Online-Händler finden sich häufiger vor Gericht wieder, als ihnen lieb ist. Meist geht es dabei nicht etwa um Streitigkeiten mit Kunden, sondern um irgendwelche Abmahnungen, die nicht selten im Namen der Verbraucherrechte ausgesprochen werden.

Die Urteile stoßen, wie vor nicht allzu langer Zeit das Urteil zum Check-Out von Amazon gezeigt hat, selten auf viel Gegenliebe. Online-Händler fühlen sich veräppelt; so mancher Verbraucher fühlt sich als doofer hingestellt, als er ist. Doch: Warum ist das so?

Der Verbraucherbegriff

Maßgebend für die Beurteilung, ob eine Werbung irreführend ist, ist die Sichtweise des normal informierten und angemessen aufmerksamen sowie verständigen Durchschnittsverbrauchers. Der durchschnittliche Deutsche ist aktuell Anfang/Mitte 40, sollte mit den modernen Medien und dem Online-Shopping also weitgehend vertraut sein. Woher kommen sie also, die Urteile, die so lebensfern scheinen?

Ein überalterte Justiz

Zu meiner Zeit im Referendariat, die noch keine drei Jahre her ist, kam ein Richter auf mich zu und fragte mich, wie dieses Ebay funktioniert. Ein Blick in die Akte verriet: Es ging eigentlich um Ebay Kleinanzeigen. Diese kleine Szene steht sinnbildlich für den Zustand der Justiz: In Deutschland sind die Personen, die an Richterbänken sitzen, alt. Das ist ein Zustand, vor dem seit Jahren schon gewarnt wird. Es kommen keine jungen Richter nach und „die Alten“ urteilen über Sachverhalte, für die ihnen das technische Verständnis teilweise fehlt. 
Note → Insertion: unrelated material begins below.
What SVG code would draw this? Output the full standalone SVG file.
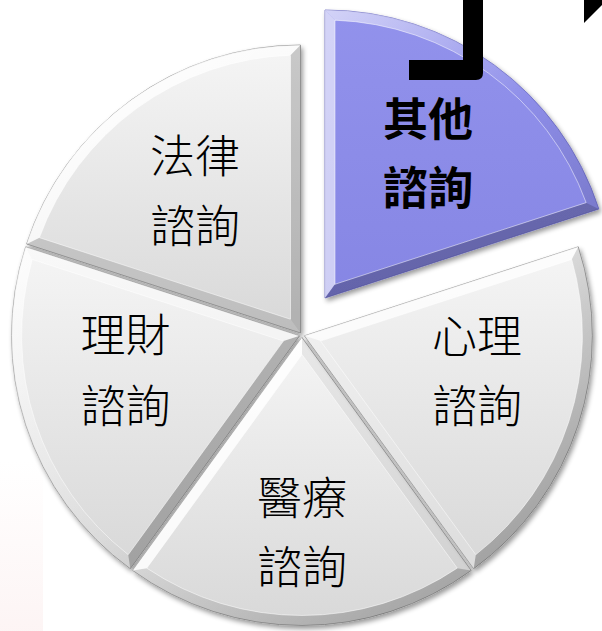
<svg xmlns="http://www.w3.org/2000/svg" width="602" height="631" viewBox="0 0 602 631">
<style>
.base{stroke:#8f8f8f;stroke-width:0.8}
.gray{fill:url(#gGray)}
.purple{fill:url(#gPurple)}
.arc{fill:url(#gArc)}
.hi{fill:#fff}
.lo{fill:#000}
.ridge{fill:none;stroke:#fff;stroke-opacity:0.5;stroke-width:1}
.t{font-family:"Noto Sans CJK TC","Microsoft JhengHei",sans-serif;font-size:45px;font-weight:300;fill:#000;text-anchor:middle}
.tb{font-weight:700}
</style>
<defs>
<linearGradient id="gGray" x1="0" y1="0" x2="0" y2="1">
<stop offset="0" stop-color="#f5f5f5"/>
<stop offset="1" stop-color="#d8d8d8"/>
</linearGradient>
<linearGradient id="gPurple" x1="0" y1="0" x2="0" y2="1">
<stop offset="0" stop-color="#9292ec"/>
<stop offset="1" stop-color="#8686e4"/>
</linearGradient>
<linearGradient id="gArc" gradientUnits="userSpaceOnUse" x1="-204" y1="-204" x2="204" y2="204">
<stop offset="0" stop-color="#fff" stop-opacity="0.85"/>
<stop offset="0.5" stop-color="#fff" stop-opacity="0"/>
<stop offset="0.5" stop-color="#000" stop-opacity="0"/>
<stop offset="1" stop-color="#000" stop-opacity="0.25"/>
</linearGradient>
<linearGradient id="gPink" x1="0" y1="0" x2="0" y2="1">
<stop offset="0" stop-color="#fbecec" stop-opacity="0"/>
<stop offset="1" stop-color="#fbecec" stop-opacity="0.55"/>
</linearGradient>
<filter id="sh" x="-10%" y="-10%" width="125%" height="125%">
<feGaussianBlur in="SourceAlpha" stdDeviation="2.5"/>
<feOffset dx="1.5" dy="2.5"/>
<feComponentTransfer><feFuncA type="linear" slope="0.4"/></feComponentTransfer>
<feMerge><feMergeNode/><feMergeNode in="SourceGraphic"/></feMerge>
</filter>
</defs>
<rect x="0" y="0" width="602" height="631" fill="#fff"/>
<rect x="0" y="460" width="43" height="171" fill="url(#gPink)"/>

<g id="node-legal">
<g transform="translate(300.5,333)" filter="url(#sh)">
<path class="gray base" d="M0,0 L-273.91,-89 A288,288 0 0 1 0,-288 Z"/>
<path class="lo" fill-opacity="0.12" d="M0,0 L-273.91,-89 L-261.13,-95.36 L-9.99,-13.75 Z"/>
<path class="arc" d="M-273.91,-89 A288,288 0 0 1 0,-288 L-9.99,-277.82 A278,278 0 0 0 -261.13,-95.36 Z"/>
<path class="lo" fill-opacity="0.18" d="M0,0 L0,-288 L-9.99,-277.82 L-9.99,-13.75 Z"/>
<path class="ridge" d="M-9.99,-13.75 L-261.13,-95.36 A278,278 0 0 1 -9.99,-277.82 Z"/>
</g>
<text class="t" x="195" y="173">法律</text>
<text class="t" x="195" y="243">諮詢</text>
</g>

<g id="node-finance">
<g transform="translate(299.6,335.8)" filter="url(#sh)">
<path class="gray base" d="M0,0 L-169.28,233 A288,288 0 0 1 -273.91,-89 Z"/>
<path class="lo" fill-opacity="0.25" d="M0,0 L-169.28,233 L-171.38,218.89 L-16.17,5.25 Z"/>
<path class="arc" d="M-169.28,233 A288,288 0 0 1 -273.91,-89 L-267.31,-76.35 A278,278 0 0 0 -171.38,218.89 Z"/>
<path class="hi" fill-opacity="0.38" d="M0,0 L-273.91,-89 L-267.31,-76.35 L-16.17,5.25 Z"/>
<path class="ridge" d="M-16.17,5.25 L-171.38,218.89 A278,278 0 0 1 -267.31,-76.35 Z"/>
</g>
<text class="t" x="125.5" y="352">理財</text>
<text class="t" x="125.5" y="423">諮詢</text>
</g>

<g id="node-medical">
<g transform="translate(302,337.5)" filter="url(#sh)">
<path class="gray base" d="M0,0 L169.28,233 A288,288 0 0 1 -169.28,233 Z"/>
<path class="lo" fill-opacity="0.05" d="M0,0 L169.28,233 L155.22,230.63 L0,17 Z"/>
<path class="arc" d="M169.28,233 A288,288 0 0 1 -169.28,233 L-155.22,230.63 A278,278 0 0 0 155.22,230.63 Z"/>
<path class="hi" fill-opacity="0.84" d="M0,0 L-169.28,233 L-155.22,230.63 L0,17 Z"/>
<path class="ridge" d="M0,17 L155.22,230.63 A278,278 0 0 1 -155.22,230.63 Z"/>
</g>
<text class="t" x="302" y="515">醫療</text>
<text class="t" x="302" y="584">諮詢</text>
</g>

<g id="node-psych">
<g transform="translate(304.4,335.8)" filter="url(#sh)">
<path class="gray base" d="M0,0 L273.91,-89 A288,288 0 0 1 169.28,233 Z"/>
<path class="hi" fill-opacity="0.75" d="M0,0 L273.91,-89 L267.31,-76.35 L16.17,5.25 Z"/>
<path class="arc" d="M273.91,-89 A288,288 0 0 1 169.28,233 L171.38,218.89 A278,278 0 0 0 267.31,-76.35 Z"/>
<path class="hi" fill-opacity="0.13" d="M0,0 L169.28,233 L171.38,218.89 L16.17,5.25 Z"/>
<path class="ridge" d="M16.17,5.25 L267.31,-76.35 A278,278 0 0 1 171.38,218.89 Z"/>
</g>
<text class="t" x="477" y="353">心理</text>
<text class="t" x="477" y="423">諮詢</text>
</g>

<g id="node-other">
<g transform="translate(325,298)" filter="url(#sh)">
<path class="purple" stroke="#6a6ac0" stroke-width="0.8" d="M0,0 L0,-288 A288,288 0 0 1 273.91,-89 Z"/>
<path class="hi" fill-opacity="0.6" d="M0,0 L0,-288 L9.99,-277.82 L9.99,-13.75 Z"/>
<path class="arc" d="M0,-288 A288,288 0 0 1 273.91,-89 L261.13,-95.36 A278,278 0 0 0 9.99,-277.82 Z"/>
<path class="lo" fill-opacity="0.25" d="M0,0 L273.91,-89 L261.13,-95.36 L9.99,-13.75 Z"/>
<path class="ridge" d="M9.99,-13.75 L9.99,-277.82 A278,278 0 0 1 261.13,-95.36 Z"/>
</g>
<text class="t tb" x="428" y="136">其他</text>
<text class="t tb" x="428" y="205">諮詢</text>
</g>

<g id="connectors">
<path fill="#000" d="M463,0 L483,0 L483,73 Q483,80 476,80 L409,80 L409,60 L463,60 Z"/>
<path fill="#000" d="M584,0 L607,0 L584,23 Z"/>
</g>
</svg>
Der durchschnittliche deutsche Richter ist eben nicht mit dem durchschnittlichen Verbraucher gleichzusetzen. Während der mittlerweile durchschnittliche Verbraucher die Entwicklung des E-Commerce von Anfang an miterlebt und ein Stück weit auch mitgestaltet hat, dürften viele Richter die Entwicklung zwar mitbekommen, aber eben nicht miterlebt haben. Anders gesagt: Oft sollen Richter über die Streitigkeiten entscheiden, ohne – überspitzt gesagt – jemals selbst eine Bestellung bei Amazon getätigt zu haben.

Die meisten Richter müssen zwangsläufig von sich auf andere schließen, da möglicherweise schon die eigene Erfahrung im souveränen Umgang mit den neuen Medien fehlt. Ein Hineinversetzen in den aktuellen durchschnittlichen Verbraucher ist daher schwerlich möglich. 

Eine gute Balance zwischen Alt und Jung

Sicherlich ist es gut, wenn auch Personen an Entscheidungen beteiligt sind, für die der Umgang mit Online-Shops neu ist. Ich sehe es selbst in meiner Familie, dass die ältere Generation zwar ganz gern online bestellt, aber in Sachen Bedienung eben nicht so intuitiv unterwegs ist, wie Personen meines Alters. Es ist gut, wenn Internetangebote so gestaltet werden müssen, dass diese Personen eben nicht – ob nun mit Absicht oder Ausversehen – getäuscht werden. Allerdings ist es auch falsch so zu tun, als wäre Online-Shopping für die Verbraucher noch Neuland.

Das ist nämlich der Knackpunkt: Oft entsteht der Eindruck, als würde man für die Urteile Maßstäbe zugrunde legen, die aus der Zeit der ersten Online-Shops stammen. Das ist aber falsch. Nicht nur das Angebot hat sich weiterentwickelt, sondern auch die Verbraucher. Daher muss in jedem zu beurteilenden Einzelfall eine gesunde Balance zwischen den unterschiedlichen Verbrauchergruppen gefunden werden.